1.  **DayOfWeek_6 (Sunday)**: With a significantly high importance of `0.326`, Sunday is the most impactful feature. This strongly suggests that sales patterns on Sundays are distinctly different from other days.

2.  **StateHoliday (categories 2, 3, 4)**: StateHoliday categories, particularly `StateHoliday_3` (Easter holiday) with `0.145` and `StateHoliday_2` (public holiday) with `0.129`, and `StateHoliday_4` (Christmas) with `0.098` show very high importance. This is expected as state holidays significantly alter shopping behavior, often leading to store closures or altered operating hours, thus heavily impacting sales.

3.  **Store**: The `Store` feature (target encoded) has an importance of `0.017`. This indicates that individual store characteristics, captured by the target encoding, play a role in sales, implying that sales are not uniformly distributed across all stores and each store has its own unique sales profile.

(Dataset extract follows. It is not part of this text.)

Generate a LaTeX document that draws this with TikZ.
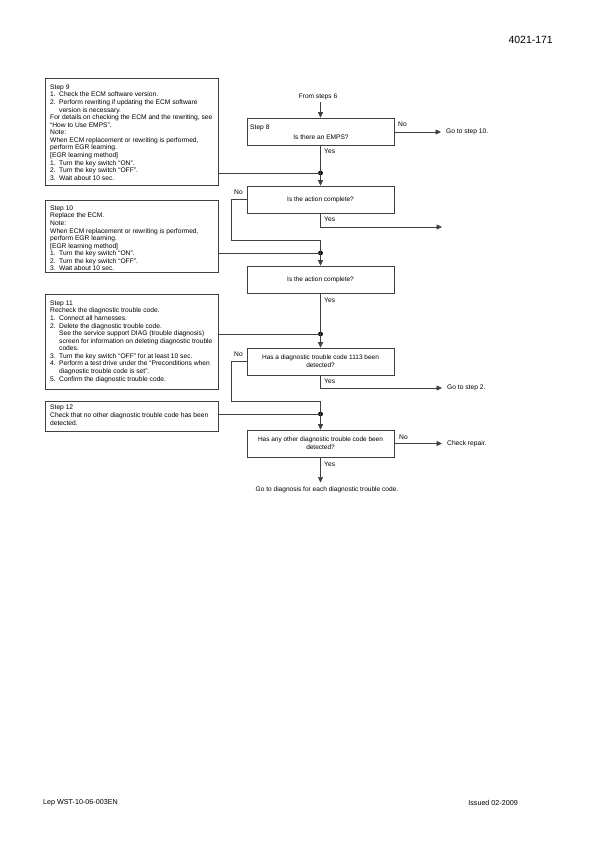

Other notable features include:
-   **DayOfWeek_0 (Monday)**: `0.016`, suggesting Monday also has a distinct sales pattern.
-   **Month_11 (December)**: `0.013`, indicating higher sales towards the end of the year, likely due to holiday shopping.
-   **Day of Month**: Specific days of the month like `Day_30`, `Day_22` also show considerable importance, suggesting cyclical patterns within months.

These importances highlight the dominance of temporal and store-specific factors in driving sales.